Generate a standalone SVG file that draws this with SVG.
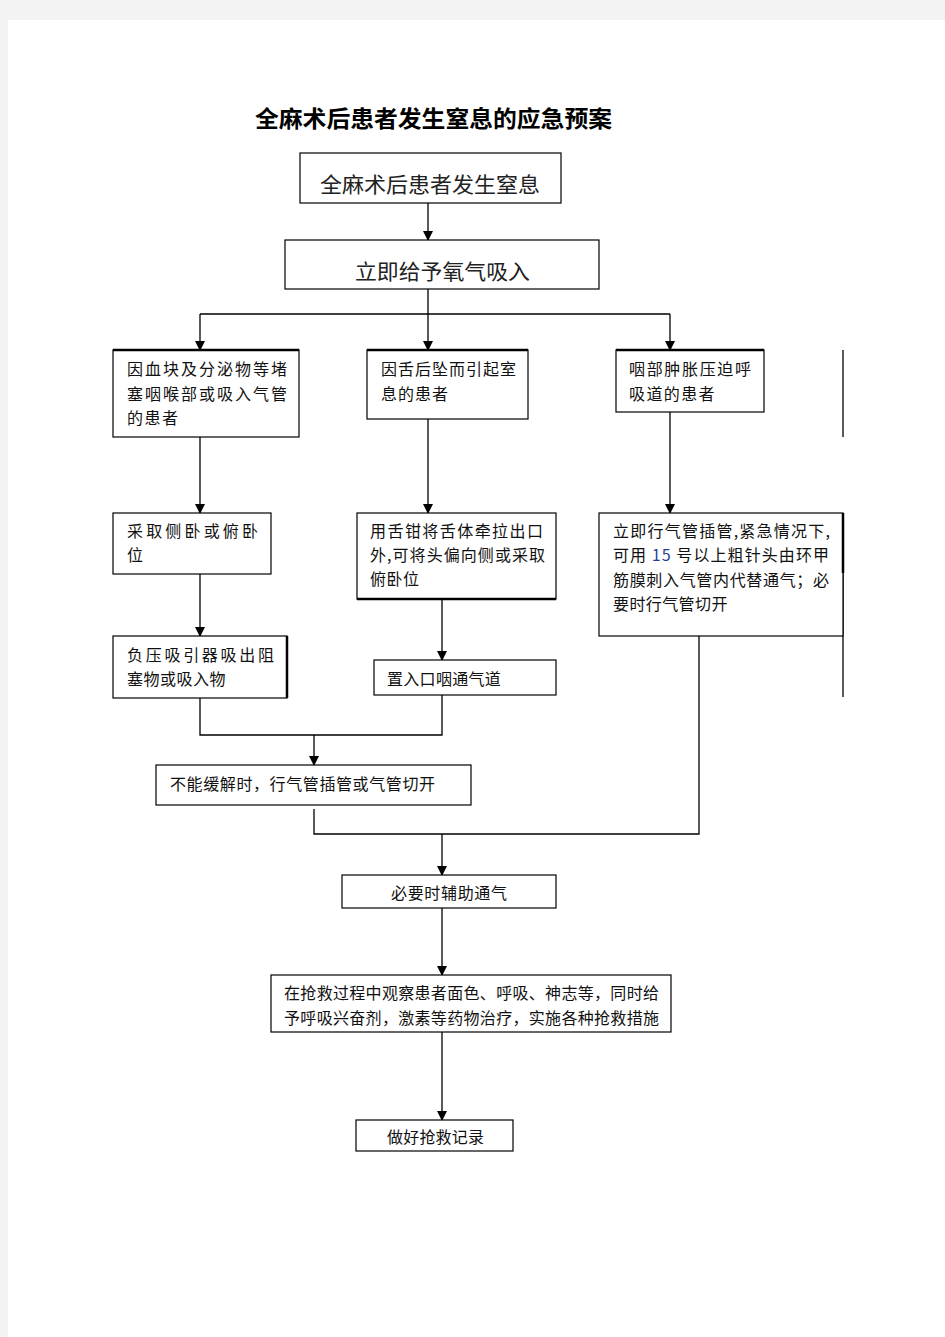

* * *

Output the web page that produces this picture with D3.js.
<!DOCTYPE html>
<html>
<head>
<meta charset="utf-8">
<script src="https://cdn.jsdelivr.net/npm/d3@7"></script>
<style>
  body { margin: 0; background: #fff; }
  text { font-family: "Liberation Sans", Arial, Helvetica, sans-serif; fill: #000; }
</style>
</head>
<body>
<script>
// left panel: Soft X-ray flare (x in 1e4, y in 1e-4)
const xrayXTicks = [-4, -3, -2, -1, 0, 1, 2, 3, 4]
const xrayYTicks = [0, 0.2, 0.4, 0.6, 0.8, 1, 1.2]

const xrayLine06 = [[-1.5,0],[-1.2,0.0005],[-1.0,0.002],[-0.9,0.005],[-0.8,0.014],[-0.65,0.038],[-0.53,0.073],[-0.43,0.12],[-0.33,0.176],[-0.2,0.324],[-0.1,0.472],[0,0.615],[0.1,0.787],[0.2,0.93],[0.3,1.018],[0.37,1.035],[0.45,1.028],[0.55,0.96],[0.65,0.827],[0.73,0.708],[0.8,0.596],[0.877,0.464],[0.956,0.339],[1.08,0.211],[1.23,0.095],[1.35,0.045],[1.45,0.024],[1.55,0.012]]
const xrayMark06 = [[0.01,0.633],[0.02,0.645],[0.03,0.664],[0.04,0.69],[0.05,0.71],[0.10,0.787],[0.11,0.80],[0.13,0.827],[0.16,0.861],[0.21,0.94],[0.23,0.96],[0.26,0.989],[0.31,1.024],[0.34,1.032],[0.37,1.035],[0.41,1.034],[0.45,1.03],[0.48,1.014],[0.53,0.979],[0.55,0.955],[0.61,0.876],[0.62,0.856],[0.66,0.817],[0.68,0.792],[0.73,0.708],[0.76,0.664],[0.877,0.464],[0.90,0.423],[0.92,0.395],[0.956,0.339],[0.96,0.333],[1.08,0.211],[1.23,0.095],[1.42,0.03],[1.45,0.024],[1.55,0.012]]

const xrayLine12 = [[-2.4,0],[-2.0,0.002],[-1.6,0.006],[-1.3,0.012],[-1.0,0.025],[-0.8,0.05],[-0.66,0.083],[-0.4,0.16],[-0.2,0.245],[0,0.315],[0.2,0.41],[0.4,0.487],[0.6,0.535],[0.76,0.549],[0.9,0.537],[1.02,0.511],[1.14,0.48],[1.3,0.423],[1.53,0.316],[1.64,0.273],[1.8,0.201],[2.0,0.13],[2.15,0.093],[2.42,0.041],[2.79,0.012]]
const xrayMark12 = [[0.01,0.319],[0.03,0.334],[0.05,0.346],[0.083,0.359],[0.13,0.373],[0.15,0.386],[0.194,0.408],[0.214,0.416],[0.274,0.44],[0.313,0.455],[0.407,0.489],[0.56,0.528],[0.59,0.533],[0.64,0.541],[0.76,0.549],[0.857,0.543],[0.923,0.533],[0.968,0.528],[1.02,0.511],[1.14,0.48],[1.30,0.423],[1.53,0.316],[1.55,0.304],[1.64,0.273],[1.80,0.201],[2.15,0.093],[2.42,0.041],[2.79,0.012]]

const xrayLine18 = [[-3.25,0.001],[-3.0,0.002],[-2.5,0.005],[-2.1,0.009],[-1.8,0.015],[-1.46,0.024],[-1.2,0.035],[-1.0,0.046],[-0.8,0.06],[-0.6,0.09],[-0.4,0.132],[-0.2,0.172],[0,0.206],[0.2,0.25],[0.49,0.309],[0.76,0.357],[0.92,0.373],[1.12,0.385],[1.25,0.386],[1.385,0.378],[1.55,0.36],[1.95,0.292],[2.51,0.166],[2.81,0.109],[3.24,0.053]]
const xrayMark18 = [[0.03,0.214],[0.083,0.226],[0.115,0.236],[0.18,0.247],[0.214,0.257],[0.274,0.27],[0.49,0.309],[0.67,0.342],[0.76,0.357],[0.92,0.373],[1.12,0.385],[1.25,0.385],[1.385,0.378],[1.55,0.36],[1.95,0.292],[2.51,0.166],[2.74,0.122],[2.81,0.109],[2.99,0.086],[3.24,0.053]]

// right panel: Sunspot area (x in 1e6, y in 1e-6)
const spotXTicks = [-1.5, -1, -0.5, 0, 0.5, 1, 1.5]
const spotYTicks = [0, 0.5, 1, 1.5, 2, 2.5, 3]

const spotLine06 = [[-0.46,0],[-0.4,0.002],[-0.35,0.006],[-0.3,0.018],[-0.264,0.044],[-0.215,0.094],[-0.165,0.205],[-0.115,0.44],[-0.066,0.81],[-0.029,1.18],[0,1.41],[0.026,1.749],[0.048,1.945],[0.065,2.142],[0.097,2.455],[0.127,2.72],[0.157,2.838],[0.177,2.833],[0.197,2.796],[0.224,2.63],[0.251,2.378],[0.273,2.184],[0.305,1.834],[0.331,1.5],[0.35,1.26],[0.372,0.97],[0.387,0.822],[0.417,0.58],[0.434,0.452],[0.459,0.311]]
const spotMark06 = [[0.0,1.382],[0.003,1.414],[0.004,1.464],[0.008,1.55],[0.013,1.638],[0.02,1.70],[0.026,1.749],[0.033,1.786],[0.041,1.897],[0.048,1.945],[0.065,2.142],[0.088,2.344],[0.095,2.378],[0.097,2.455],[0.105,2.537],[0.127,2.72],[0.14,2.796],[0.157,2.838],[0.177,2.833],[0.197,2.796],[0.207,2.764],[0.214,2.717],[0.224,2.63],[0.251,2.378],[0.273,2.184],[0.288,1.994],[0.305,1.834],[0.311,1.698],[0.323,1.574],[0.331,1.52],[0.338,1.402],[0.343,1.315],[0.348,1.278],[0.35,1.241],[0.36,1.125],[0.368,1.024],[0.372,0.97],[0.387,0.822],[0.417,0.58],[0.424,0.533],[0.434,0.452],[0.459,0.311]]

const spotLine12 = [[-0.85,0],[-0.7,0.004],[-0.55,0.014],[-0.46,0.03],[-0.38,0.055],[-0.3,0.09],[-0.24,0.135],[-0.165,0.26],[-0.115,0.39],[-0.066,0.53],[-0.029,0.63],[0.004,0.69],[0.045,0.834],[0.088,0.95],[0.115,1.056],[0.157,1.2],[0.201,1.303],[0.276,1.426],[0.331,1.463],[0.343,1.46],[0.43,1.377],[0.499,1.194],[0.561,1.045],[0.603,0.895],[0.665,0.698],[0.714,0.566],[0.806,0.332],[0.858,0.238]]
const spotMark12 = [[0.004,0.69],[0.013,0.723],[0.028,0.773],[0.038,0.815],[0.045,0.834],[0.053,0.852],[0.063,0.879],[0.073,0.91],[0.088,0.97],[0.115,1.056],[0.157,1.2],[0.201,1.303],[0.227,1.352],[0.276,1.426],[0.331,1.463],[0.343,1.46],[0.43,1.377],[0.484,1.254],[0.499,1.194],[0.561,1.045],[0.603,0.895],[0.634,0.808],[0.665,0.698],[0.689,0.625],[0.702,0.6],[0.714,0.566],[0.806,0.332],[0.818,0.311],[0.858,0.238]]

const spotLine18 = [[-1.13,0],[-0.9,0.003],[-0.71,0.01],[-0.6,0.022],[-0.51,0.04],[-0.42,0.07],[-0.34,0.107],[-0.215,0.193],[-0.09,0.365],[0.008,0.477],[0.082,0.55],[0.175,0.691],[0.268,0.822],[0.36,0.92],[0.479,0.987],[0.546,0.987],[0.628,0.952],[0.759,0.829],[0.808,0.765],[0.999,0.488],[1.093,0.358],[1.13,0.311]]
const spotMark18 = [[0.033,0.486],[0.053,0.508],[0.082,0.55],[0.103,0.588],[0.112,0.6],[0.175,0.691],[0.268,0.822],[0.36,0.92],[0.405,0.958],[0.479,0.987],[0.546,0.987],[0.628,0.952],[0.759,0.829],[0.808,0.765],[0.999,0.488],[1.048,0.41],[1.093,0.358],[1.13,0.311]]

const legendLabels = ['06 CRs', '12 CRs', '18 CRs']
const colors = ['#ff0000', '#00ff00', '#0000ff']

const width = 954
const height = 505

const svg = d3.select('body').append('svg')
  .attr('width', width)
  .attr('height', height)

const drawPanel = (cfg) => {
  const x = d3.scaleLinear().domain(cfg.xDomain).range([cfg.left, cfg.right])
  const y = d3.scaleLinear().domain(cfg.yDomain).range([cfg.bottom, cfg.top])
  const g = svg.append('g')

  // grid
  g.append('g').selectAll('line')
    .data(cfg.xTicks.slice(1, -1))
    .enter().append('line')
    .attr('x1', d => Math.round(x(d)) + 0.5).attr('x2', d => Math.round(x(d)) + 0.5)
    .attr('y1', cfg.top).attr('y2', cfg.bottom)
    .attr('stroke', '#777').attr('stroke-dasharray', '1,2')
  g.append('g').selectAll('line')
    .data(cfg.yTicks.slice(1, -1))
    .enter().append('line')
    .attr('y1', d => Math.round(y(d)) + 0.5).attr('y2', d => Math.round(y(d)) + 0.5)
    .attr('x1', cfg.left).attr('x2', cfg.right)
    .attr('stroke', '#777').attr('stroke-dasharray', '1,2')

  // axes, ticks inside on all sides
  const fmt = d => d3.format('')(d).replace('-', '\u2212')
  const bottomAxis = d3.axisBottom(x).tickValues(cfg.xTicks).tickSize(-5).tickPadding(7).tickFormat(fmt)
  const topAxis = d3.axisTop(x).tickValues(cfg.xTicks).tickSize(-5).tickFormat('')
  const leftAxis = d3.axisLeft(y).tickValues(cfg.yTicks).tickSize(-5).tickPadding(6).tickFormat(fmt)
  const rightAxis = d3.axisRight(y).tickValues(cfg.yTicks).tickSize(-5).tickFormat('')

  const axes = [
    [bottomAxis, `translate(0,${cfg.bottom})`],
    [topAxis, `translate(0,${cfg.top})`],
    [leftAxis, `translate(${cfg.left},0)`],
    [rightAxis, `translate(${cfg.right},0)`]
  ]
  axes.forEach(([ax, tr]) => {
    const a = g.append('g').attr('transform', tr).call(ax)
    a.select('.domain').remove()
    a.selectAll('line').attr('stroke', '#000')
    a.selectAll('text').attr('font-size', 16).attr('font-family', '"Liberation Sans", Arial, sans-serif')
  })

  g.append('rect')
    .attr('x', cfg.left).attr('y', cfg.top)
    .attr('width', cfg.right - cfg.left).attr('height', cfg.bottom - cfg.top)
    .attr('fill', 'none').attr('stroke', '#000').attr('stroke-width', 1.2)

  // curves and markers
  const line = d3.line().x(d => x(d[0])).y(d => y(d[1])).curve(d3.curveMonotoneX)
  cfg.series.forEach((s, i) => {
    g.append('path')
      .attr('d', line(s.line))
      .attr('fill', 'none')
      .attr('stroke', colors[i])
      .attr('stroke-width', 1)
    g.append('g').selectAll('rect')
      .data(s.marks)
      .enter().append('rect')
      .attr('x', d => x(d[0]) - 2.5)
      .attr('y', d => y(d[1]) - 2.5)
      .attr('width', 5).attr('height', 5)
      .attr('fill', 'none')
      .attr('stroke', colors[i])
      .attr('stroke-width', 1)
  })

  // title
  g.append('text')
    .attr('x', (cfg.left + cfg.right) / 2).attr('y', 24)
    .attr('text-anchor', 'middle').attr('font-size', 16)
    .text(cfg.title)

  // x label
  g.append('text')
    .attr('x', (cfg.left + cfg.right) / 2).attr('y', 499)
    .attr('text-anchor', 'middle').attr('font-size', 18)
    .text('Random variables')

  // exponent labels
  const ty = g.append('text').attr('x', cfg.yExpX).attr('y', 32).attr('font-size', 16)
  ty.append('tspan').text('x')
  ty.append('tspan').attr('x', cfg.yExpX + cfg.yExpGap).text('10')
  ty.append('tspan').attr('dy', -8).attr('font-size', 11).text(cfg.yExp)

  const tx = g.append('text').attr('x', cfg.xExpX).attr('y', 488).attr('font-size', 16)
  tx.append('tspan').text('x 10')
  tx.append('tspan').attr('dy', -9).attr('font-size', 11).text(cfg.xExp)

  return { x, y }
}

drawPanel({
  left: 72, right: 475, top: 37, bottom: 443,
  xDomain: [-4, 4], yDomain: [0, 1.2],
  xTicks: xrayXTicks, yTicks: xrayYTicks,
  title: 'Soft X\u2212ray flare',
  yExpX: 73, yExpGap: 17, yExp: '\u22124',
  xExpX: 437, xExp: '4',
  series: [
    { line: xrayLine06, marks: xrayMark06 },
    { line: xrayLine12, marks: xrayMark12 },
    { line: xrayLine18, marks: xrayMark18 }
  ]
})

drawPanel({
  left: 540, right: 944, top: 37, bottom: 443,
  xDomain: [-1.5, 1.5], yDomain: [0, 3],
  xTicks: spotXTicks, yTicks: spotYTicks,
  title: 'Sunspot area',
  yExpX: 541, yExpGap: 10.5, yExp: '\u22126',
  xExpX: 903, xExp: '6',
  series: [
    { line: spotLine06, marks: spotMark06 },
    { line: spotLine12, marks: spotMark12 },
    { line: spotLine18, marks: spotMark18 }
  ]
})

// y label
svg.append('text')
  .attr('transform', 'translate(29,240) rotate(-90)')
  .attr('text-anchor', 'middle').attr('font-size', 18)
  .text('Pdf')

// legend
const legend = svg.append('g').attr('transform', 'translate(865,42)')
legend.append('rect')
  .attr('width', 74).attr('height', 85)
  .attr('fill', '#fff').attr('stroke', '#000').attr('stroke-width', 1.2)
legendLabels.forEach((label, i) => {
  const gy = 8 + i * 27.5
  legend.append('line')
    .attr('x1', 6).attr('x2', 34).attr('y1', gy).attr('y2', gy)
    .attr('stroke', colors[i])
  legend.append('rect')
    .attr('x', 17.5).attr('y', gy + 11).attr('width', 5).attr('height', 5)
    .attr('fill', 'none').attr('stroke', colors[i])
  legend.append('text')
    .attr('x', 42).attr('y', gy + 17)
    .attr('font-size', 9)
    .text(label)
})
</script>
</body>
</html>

* * *

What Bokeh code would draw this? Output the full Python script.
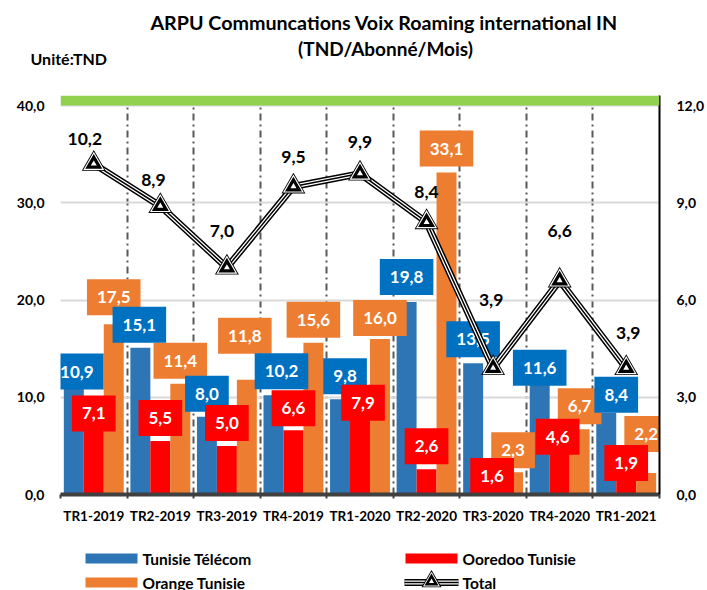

§ What you will do
Extract all lines that hold the word "this".

§ Solved exercise
Generate a standalone SVG file that draws this with SVG.
Output the web page that produces this picture with D3.js.
What Bokeh code would draw this? Output the full Python script.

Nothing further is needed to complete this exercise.